Lamenting the fragmentation in our community (25)

22 Name: Anonymous Addict : 2016-11-04 22:47 ID:zdHA6dNf

Kind of difficult to figure out what happened. I'm a little on the younger side than most people in this thread but I do remember a time when the internet was mostly a nerd thing and when memes actually died. I think it's mostly the internet going mainstream that has caused this massive shift in culture. Before it was just nerds doing dumb things, sharing stories and creations, and was small but somewhat purposeful. Hostilities were way lower, and everyone was just a screen name.

Now look at what has happened. You have to attach all of your personal info to everything, most content is shallow for the purpose of pandering to the lowest common denominator, and people attention whore despite not actually doing anything of value. Also, because people have to know absolutely everything about each other, politics have become intertwined in places that they really don't belong. It's gotten to the point where people's politics determines the sites they go to, even if the site isn't inherently political. Are you far left? Tumblr, Twitter, Facebook. Do you dislike the far left? Reddit, 4chan.
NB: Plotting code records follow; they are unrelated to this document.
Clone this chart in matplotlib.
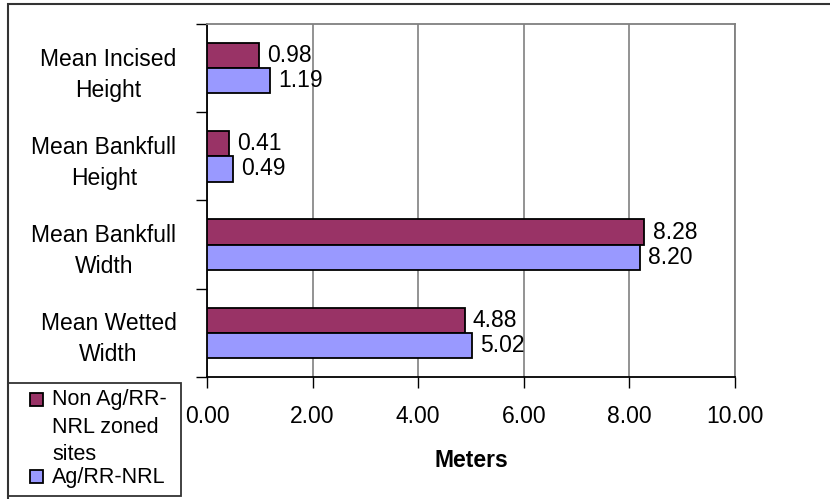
import matplotlib
matplotlib.use("Agg")
import matplotlib.pyplot as plt
from matplotlib.patches import Rectangle
import numpy as np

plt.rcParams['font.family'] = ['Liberation Sans', 'DejaVu Sans']

categories = ["Mean Incised\nHeight", "Mean Bankfull\nHeight",
              "Mean Bankfull\nWidth", "Mean Wetted\nWidth"]
non_ag = [0.98, 0.41, 8.28, 4.88]
ag_rr = [1.19, 0.49, 8.20, 5.02]
series_names = ["Non Ag/RR-\nNRL zoned\nsites", "Ag/RR-NRL"]
x_ticks = [0, 2, 4, 6, 8, 10]

c_non = "#993366"
c_ag = "#9999FF"
grid_c = "#808080"
fs = 16.5

W, H = 830, 499
fig = plt.figure(figsize=(W / 100, H / 100), dpi=100)
ax = fig.add_axes([207 / W, 1 - 377 / H, (735 - 207) / W, (377 - 24) / H])

n = len(categories)
y = np.arange(n)
bh = 0.285
b1 = ax.barh(y - bh / 2, non_ag, height=bh, color=c_non, edgecolor="black", linewidth=1.3, zorder=3)
b2 = ax.barh(y + bh / 2, ag_rr, height=bh, color=c_ag, edgecolor="black", linewidth=1.3, zorder=3)
ax.bar_label(b1, fmt="%.2f", padding=6, fontsize=fs)
ax.bar_label(b2, fmt="%.2f", padding=6, fontsize=fs)

ax.set_ylim(n - 0.5, -0.5)
ax.set_xlim(0, 10)
ax.set_xticks(x_ticks)
ax.set_xticklabels([f"{v:.2f}" for v in x_ticks], fontsize=fs)
ax.tick_params(axis="x", direction="out", length=8, width=1, pad=12, colors="black")

ax.set_yticks(y)
ax.set_yticklabels(categories, fontsize=fs, ha="right", multialignment="center",
                   linespacing=1.45)
ax.tick_params(axis="y", which="major", length=0, pad=22)
ax.set_yticks(np.arange(n + 1) - 0.5, minor=True)
ax.tick_params(axis="y", which="minor", direction="out", length=8, width=1)

ax.xaxis.grid(True, color=grid_c, linewidth=1.2, zorder=0)
ax.set_axisbelow(True)
ax.spines["left"].set_color("black")
ax.spines["bottom"].set_color("black")
ax.spines["top"].set_color(grid_c)
ax.spines["right"].set_color(grid_c)
for s in ax.spines.values():
    s.set_linewidth(1.3)

ax.set_xlabel("Meters", fontsize=fs, fontweight="bold", labelpad=15)

# outer frame of the chart
fig.patches.append(Rectangle((8 / W, -0.01), 1.0, 1 - 4 / H + 0.01,
                             transform=fig.transFigure, fill=False,
                             edgecolor="#333333", linewidth=1.5))

# legend box with series keys
fig.patches.append(Rectangle((8 / W, 1 - 496 / H), (181 - 8) / W, (496 - 383) / H,
                             transform=fig.transFigure, fill=False,
                             edgecolor="#333333", linewidth=1.3))
key_y = [399.5, 476]
text_top = [389, 467]
for col, name, ky, ty in zip([c_non, c_ag], series_names, key_y, text_top):
    fig.patches.append(Rectangle((30 / W, 1 - (ky + 6.5) / H), 13 / W, 13 / H,
                                 transform=fig.transFigure, facecolor=col,
                                 edgecolor="black", linewidth=1.3))
    fig.text(52 / W, 1 - ty / H, name, fontsize=15.5, ha="left", va="top",
             linespacing=1.42)

fig.savefig("out.png", dpi=100)
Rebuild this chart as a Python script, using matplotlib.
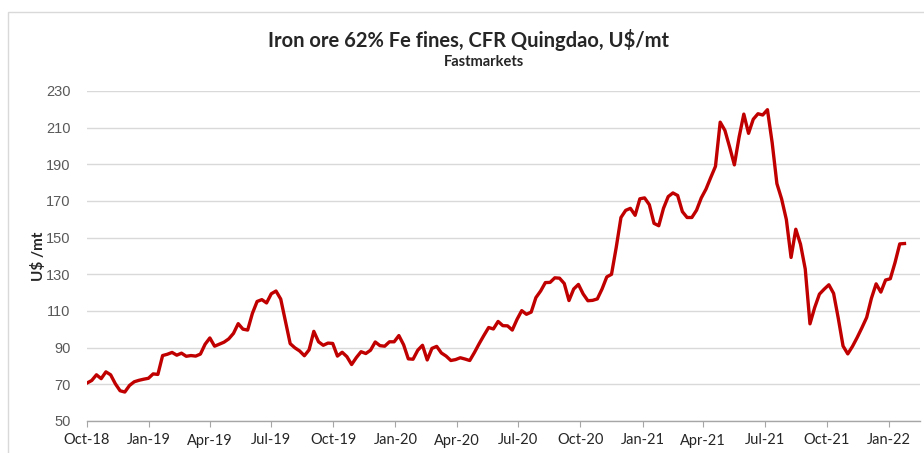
import matplotlib
matplotlib.use('Agg')
import matplotlib.pyplot as plt
import matplotlib.dates as mdates
import matplotlib.patches as patches
import pandas as pd

# weekly iron ore 62% Fe fines, CFR Qingdao (US$/mt)
start_date = '2018-10-01'
prices = [
    70.7, 72.1, 75.2, 73.1, 76.8, 75.2, 70.3, 66.5, 65.8, 69.4,
    71.4, 72.2, 72.8, 73.3, 75.7, 75.4, 85.7, 86.4, 87.4, 85.9,
    87.0, 85.3, 85.7, 85.4, 86.5, 91.9, 95.3, 90.8, 91.9, 93.0,
    94.8, 97.8, 103.1, 100.1, 99.6, 108.7, 115.2, 116.2, 114.4, 119.4,
    120.9, 116.5, 104.4, 92.2, 89.9, 88.2, 85.6, 88.8, 98.9, 93.2,
    91.3, 92.5, 92.3, 85.4, 87.5, 85.1, 80.8, 84.6, 87.8, 86.8,
    88.6, 93.1, 91.1, 90.8, 93.2, 93.2, 96.6, 91.6, 83.9, 83.7,
    88.6, 91.3, 83.3, 89.6, 90.7, 87.1, 85.4, 83.0, 83.5, 84.5,
    83.8, 83.0, 87.4, 92.2, 96.7, 101.0, 100.2, 104.3, 102.0, 101.9,
    99.6, 105.4, 110.2, 108.2, 109.4, 117.3, 120.9, 125.5, 125.6, 128.1,
    127.9, 125.0, 115.7, 122.0, 124.5, 119.3, 115.6, 115.8, 116.6, 122.0,
    128.6, 130.0, 144.7, 161.0, 164.9, 166.0, 162.2, 171.2, 171.7, 168.0,
    157.8, 156.5, 166.0, 172.4, 174.4, 173.0, 164.2, 161.0, 161.0, 165.0,
    171.7, 176.5, 182.8, 188.9, 213.0, 208.5, 199.4, 189.7, 204.8, 217.4,
    206.9, 214.6, 217.6, 216.9, 219.8, 201.8, 179.5, 171.1, 159.9, 139.2,
    154.6, 146.4, 132.9, 103.0, 111.9, 119.2, 121.9, 124.3, 119.6, 105.9,
    90.9, 86.6, 90.7, 95.6, 100.9, 106.5, 116.9, 124.8, 120.3, 126.9,
    127.6, 136.4, 146.6, 146.8,
]
dates = pd.date_range(start_date, periods=len(prices), freq='7D')

y_ticks = [50, 70, 90, 110, 130, 150, 170, 190, 210, 230]
x_ticks = pd.date_range('2018-10-01', '2022-01-01', freq='QS')

title = 'Iron ore 62% Fe fines, CFR Quingdao, U$/mt'
subtitle = 'Fastmarkets'
y_label = 'U$ /mt'

label_font = ['Lato', 'DejaVu Sans']
num_font = ['Liberation Sans Narrow', 'Liberation Sans', 'DejaVu Sans']

fig = plt.figure(figsize=(9.24, 4.53), dpi=100)
fig.patch.set_facecolor('white')

# light chart-area border like the spreadsheet export
border = patches.Rectangle((8 / 924, -0.05), 1.05, (453 - 12) / 453 + 0.05,
                           transform=fig.transFigure, fill=False,
                           edgecolor='#D9D9D9', linewidth=1.0)
fig.add_artist(border)

ax = fig.add_axes([87 / 924, 32 / 453, 833 / 924, 330 / 453])

ax.plot(dates, prices, color='#C00000', linewidth=2.4, solid_joinstyle='round')

ax.set_ylim(50, 230)
ax.set_yticks(y_ticks)
ax.set_xlim(pd.Timestamp('2018-10-01'), pd.Timestamp('2022-02-16'))
ax.set_xticks(x_ticks)
ax.xaxis.set_major_formatter(mdates.DateFormatter('%b-%y'))

ax.grid(axis='y', color='#D9D9D9', linewidth=1.0)
ax.set_axisbelow(True)
for side in ['top', 'right', 'left']:
    ax.spines[side].set_visible(False)
ax.spines['bottom'].set_color('#A6A6A6')
ax.spines['bottom'].set_linewidth(1.0)

ax.tick_params(axis='y', length=0, pad=12, labelsize=10.5, labelcolor='#595959')
ax.tick_params(axis='x', length=4, color='#A6A6A6', pad=5, labelsize=10.5,
               labelcolor='#262626')
for lbl in ax.get_yticklabels():
    lbl.set_family(num_font)
for lbl in ax.get_xticklabels():
    lbl.set_family(label_font)

ax.set_ylabel(y_label, family=label_font, fontweight='bold', fontsize=11,
              color='#262626')
ax.yaxis.set_label_coords((46 - 87) / 833, 0.5)

fig.text(469 / 924, 1 - 40 / 453, title, ha='center', va='center',
         family=label_font, fontweight='bold', fontsize=14.5, color='#262626')
fig.text(484 / 924, 1 - 62 / 453, subtitle, ha='center', va='center',
         family=label_font, fontweight='bold', fontsize=10.5, color='#262626')

fig.savefig('out.png', dpi=100, facecolor='white')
It's gotten so bad that people outright refuse to go to places because "there are too many of X people that have different political views than me". But you're just going to a place to look at art, shitpost, and maybe get porn, who cares about people's politics? Yet it has become integral. People's politics define them.
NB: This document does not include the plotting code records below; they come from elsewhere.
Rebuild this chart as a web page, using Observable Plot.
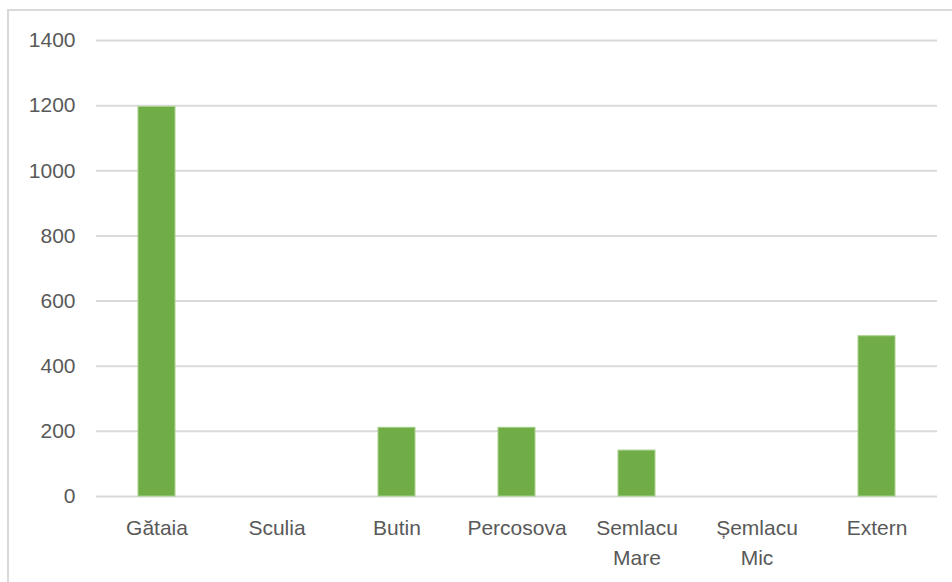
<!DOCTYPE html>
<html>
<head>
<meta charset="utf-8">
<script src="https://cdn.jsdelivr.net/npm/d3@7"></script>
<script src="https://cdn.jsdelivr.net/npm/@observablehq/plot@0.6"></script>
<style>
  html, body { margin: 0; padding: 0; background: #fff; }
  #wrap { position: relative; width: 952px; height: 582px; overflow: hidden; }
  #border { position: absolute; left: 7px; top: 9px; width: 960px; height: 600px;
            border-top: 2px solid #d9d9d9; border-left: 2px solid #d9d9d9; box-sizing: border-box; }
  #chart { position: absolute; left: 0; top: 0; }
</style>
</head>
<body>
<div id="wrap"><div id="border"></div><div id="chart"></div></div>
<script>
const categories = ["Gătaia", "Sculia", "Butin", "Percosova", "Semlacu Mare", "Șemlacu Mic", "Extern"];
const values = [1196, 0, 211, 211, 141, 0, 492];
const yTicks = [0, 200, 400, 600, 800, 1000, 1200, 1400];

const data = categories.map((c, i) => ({category: c, value: values[i]}));

const chart = Plot.plot({
  width: 952,
  height: 582,
  marginLeft: 96,
  marginRight: 15,
  marginTop: 40,
  marginBottom: 86,
  style: {fontFamily: "'Liberation Sans', Arial, sans-serif", fontSize: "21px", color: "#595959", background: "transparent"},
  x: {domain: categories, paddingInner: 0.69, paddingOuter: 0.345, align: 0.5, label: null},
  y: {domain: [0, 1400], label: null},
  marks: [
    Plot.gridY(yTicks, {stroke: "#d9d9d9", strokeOpacity: 1, strokeWidth: 2}),
    Plot.barY(data, {x: "category", y: "value", fill: "#70ad47", stroke: "#a9d18e", strokeWidth: 1}),
    Plot.axisY({ticks: yTicks, tickFormat: "d", tickSize: 0, tickPadding: 21, label: null, fill: "#595959"}),
    Plot.axisX({tickSize: 0, tickPadding: 17, label: null, fill: "#595959", lineHeight: 1.43,
                tickFormat: d => d.replace(" ", "\n")})
  ]
});
document.getElementById("chart").appendChild(chart);
</script>
</body>
</html>
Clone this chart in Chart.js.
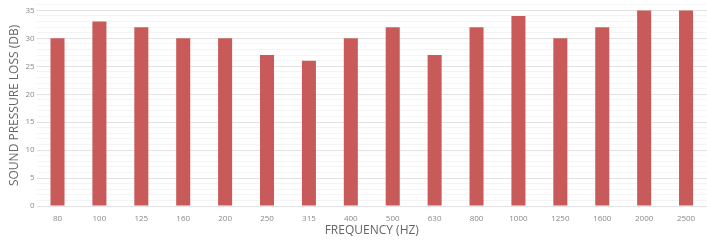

Thanks to the social justice people of the far left pushing so hard to sterilize everything and make it as inoffensive to their noble sensibilities as possible, they have bred a counter-movement that tries to make everything as hostile and offensive as possible. Whereas years ago hostility was a mere possibility, now it's a guarantee. Many popular youtube channels exemplify this, with their humor stemming from being as irreverent and offensive as possible.
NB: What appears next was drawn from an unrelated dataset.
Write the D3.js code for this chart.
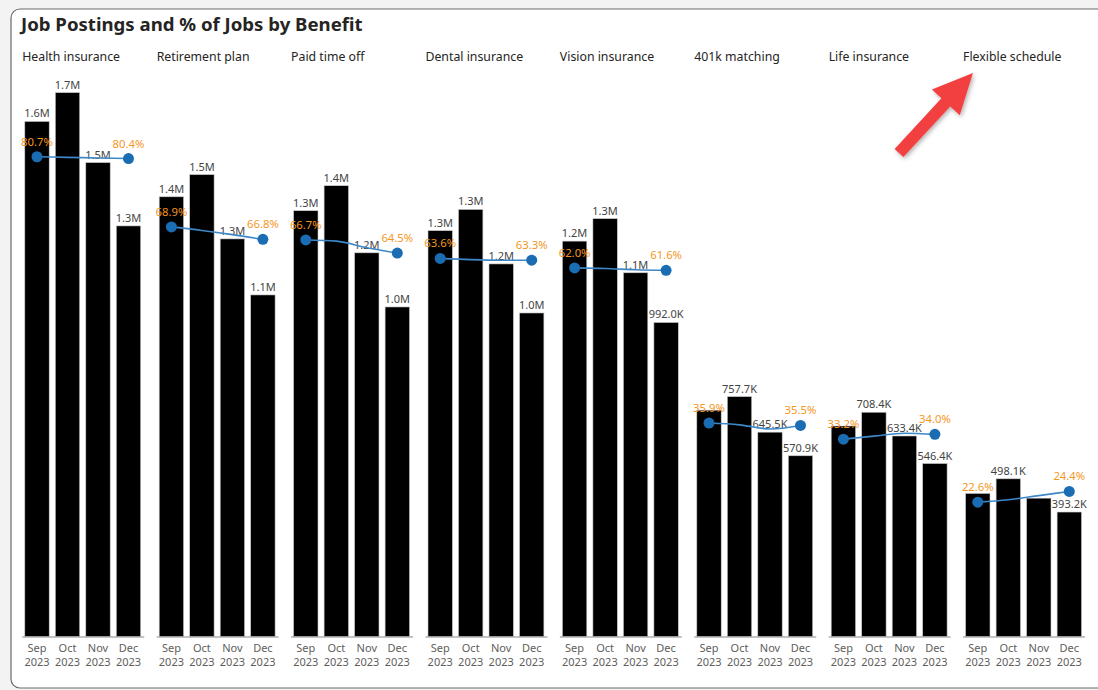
<!DOCTYPE html>
<html>
<head>
<meta charset="utf-8">
<script src="https://cdn.jsdelivr.net/npm/d3@7"></script>
<style>
  html, body { margin: 0; padding: 0; background: #f3f3f3; }
  svg { display: block; }
  text { font-family: "Segoe UI", "Noto Sans", "Open Sans", sans-serif; }
</style>
</head>
<body>
<svg id="chart" width="1098" height="690"></svg>
<script>
// Benefit categories (one small multiple each) and the months on each x axis
const benefits = ["Health insurance", "Retirement plan", "Paid time off", "Dental insurance",
                  "Vision insurance", "401k matching", "Life insurance", "Flexible schedule"];
const months = ["Sep 2023", "Oct 2023", "Nov 2023", "Dec 2023"];

// Job postings per benefit and month, in thousands
const healthPostings     = [1627, 1718, 1497, 1297];
const retirementPostings = [1389, 1459, 1256, 1079];
const ptoPostings        = [1345, 1424, 1212, 1041];
const dentalPostings     = [1282, 1349, 1177, 1022];
const visionPostings     = [1249, 1320, 1149, 992.0];
const k401Postings       = [715, 757.7, 645.5, 570.9];
const lifePostings       = [665, 708.4, 633.4, 546.4];
const flexPostings       = [452, 498.1, 437, 393.2];

// Share of jobs offering each benefit, percent
const healthShare     = [80.7, 80.6, 80.5, 80.4];
const retirementShare = [68.9, 68.3, 67.6, 66.8];
const ptoShare        = [66.7, 66.5, 65.4, 64.5];
const dentalShare     = [63.6, 63.4, 63.3, 63.3];
const visionShare     = [62.0, 61.9, 61.7, 61.6];
const k401Share       = [35.9, 35.6, 34.9, 35.5];
const lifeShare       = [33.2, 33.7, 34.2, 34.0];
const flexShare       = [22.6, 23.0, 23.7, 24.4];

// Column labels the renderer drops where they collide with the percentage labels
const hiddenPostingLabels = [["401k matching", "Sep 2023"], ["Life insurance", "Sep 2023"],
                             ["Flexible schedule", "Sep 2023"], ["Flexible schedule", "Nov 2023"]];

const postings = [healthPostings, retirementPostings, ptoPostings, dentalPostings,
                  visionPostings, k401Postings, lifePostings, flexPostings];
const shares = [healthShare, retirementShare, ptoShare, dentalShare,
                visionShare, k401Share, lifeShare, flexShare];

const svg = d3.select("#chart");

// Card
svg.append("rect")
  .attr("x", 11).attr("y", 9).attr("width", 1120).attr("height", 679)
  .attr("rx", 9).attr("fill", "#ffffff").attr("stroke", "#6b6b6b").attr("stroke-width", 1.2);

svg.append("text")
  .attr("x", 21).attr("y", 31)
  .attr("font-size", 18.6).attr("font-weight", 700).attr("fill", "#252423")
  .text("Job Postings and % of Jobs by Benefit");

// Shared vertical scales for columns and percentages
const baseY = 636.5, topY = 42;
const y = d3.scaleLinear().domain([0, 1878]).range([baseY, topY]);
const yPct = d3.scaleLinear().domain([0, 100]).range([baseY, topY]);

// Horizontal placement of the small multiples
const panel = d3.scaleBand().domain(benefits).range([21.75, 21.75 + 134.4 * 8]);

const fmt = v => v >= 1000 ? (v / 1000).toFixed(1) + "M" : v.toFixed(1) + "K";
const isHidden = (b, m) => hiddenPostingLabels.some(h => h[0] === b && h[1] === m);

const line = d3.line().curve(d3.curveMonotoneX);

benefits.forEach((b, i) => {
  const x0 = panel(b);
  const g = svg.append("g");
  const x = d3.scaleBand().domain(months).range([x0, x0 + 122]).paddingInner(0.2).paddingOuter(0.1);

  g.append("text")
    .attr("x", x0 + 0.5).attr("y", 61)
    .attr("font-size", 12.3).attr("fill", "#252423")
    .text(b);

  const rows = months.map((m, k) => ({ m, v: postings[i][k], p: shares[i][k] }));

  // Columns
  g.selectAll("rect.bar").data(rows).join("rect")
    .attr("class", "bar")
    .attr("x", d => x(d.m)).attr("width", x.bandwidth())
    .attr("y", d => y(d.v)).attr("height", d => y(0) - y(d.v))
    .attr("fill", "#000000").attr("stroke", "#c8c8c8").attr("stroke-width", 0.6);

  // Baseline axis
  const axis = d3.axisBottom(x).tickSize(0).tickFormat(() => "");
  const ag = g.append("g").attr("transform", `translate(0,${baseY})`).call(axis);
  ag.select(".domain").attr("stroke", "#8a8a8a").attr("stroke-width", 1.2);

  // Two-line month labels
  const tl = g.selectAll("text.tick2").data(months).join("text")
    .attr("text-anchor", "middle").attr("font-size", 11).attr("fill", "#605E5C");
  tl.append("tspan").attr("x", d => x(d) + x.bandwidth() / 2).attr("y", 652).text(d => d.split(" ")[0]);
  tl.append("tspan").attr("x", d => x(d) + x.bandwidth() / 2).attr("y", 666).text(d => d.split(" ")[1]);

  // Column value labels
  g.selectAll("text.val").data(rows.filter(d => !isHidden(b, d.m))).join("text")
    .attr("x", d => x(d.m) + x.bandwidth() / 2).attr("y", d => y(d.v) - 4)
    .attr("text-anchor", "middle").attr("font-size", 11).attr("fill", "#444444")
    .text(d => fmt(d.v));

  // Percentage line
  const pts = rows.map(d => [x(d.m) + x.bandwidth() / 2, yPct(d.p)]);
  g.append("path").attr("d", line(pts))
    .attr("fill", "none").attr("stroke", "#3d88c9").attr("stroke-width", 1.6);

  const ends = [rows[0], rows[rows.length - 1]];
  g.selectAll("circle").data(ends).join("circle")
    .attr("cx", d => x(d.m) + x.bandwidth() / 2).attr("cy", d => yPct(d.p))
    .attr("r", 5.5).attr("fill", "#1a6cb3");
  g.selectAll("text.pct").data(ends).join("text")
    .attr("x", d => x(d.m) + x.bandwidth() / 2).attr("y", d => yPct(d.p) - 11)
    .attr("text-anchor", "middle").attr("font-size", 11.3).attr("fill", "#F5961E")
    .text(d => d.p.toFixed(1) + "%");
});

// Red callout arrow pointing at the last panel title
const defs = svg.append("defs");
const f = defs.append("filter").attr("id", "shadow").attr("x", "-30%").attr("y", "-30%").attr("width", "160%").attr("height", "160%");
f.append("feDropShadow").attr("dx", 1.5).attr("dy", 2).attr("stdDeviation", 2).attr("flood-color", "#000").attr("flood-opacity", 0.3);

const tail = [899, 153], tip = [973, 73];
const shaftHalf = 6, headHalf = 19, headLen = 40;
const dx = tip[0] - tail[0], dy = tip[1] - tail[1], len = Math.hypot(dx, dy);
const u = [dx / len, dy / len], n = [-u[1], u[0]];
const hb = [tip[0] - u[0] * headLen, tip[1] - u[1] * headLen];
const P = (p, a, s) => [p[0] + n[0] * a * s, p[1] + n[1] * a * s];
const arrowPts = [P(tail, shaftHalf, 1), P(hb, shaftHalf, 1), P(hb, headHalf, 1), tip,
                  P(hb, headHalf, -1), P(hb, shaftHalf, -1), P(tail, shaftHalf, -1)];
svg.append("polygon")
  .attr("points", arrowPts.map(p => p.join(",")).join(" "))
  .attr("fill", "#f2413f").attr("filter", "url(#shadow)");
</script>
</body>
</html>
Furthermore, the mainstream audience is much more shallow than the nerd audience was. While the internet was certainly a place for dumb random humor, that has been amplified and combined with people's cripplingly low attention span. You can see this with sites like Vine and Twitter, where the purpose is to make short, random, "relatable" quips in 6 seconds/150 characters.

Combine all of this and you get the shallow, hostile internet we have today.

The question is what can be done. The biggest problem is that before, everyone knew where to go. Even if new sites or networks were made or used, who would know to find them?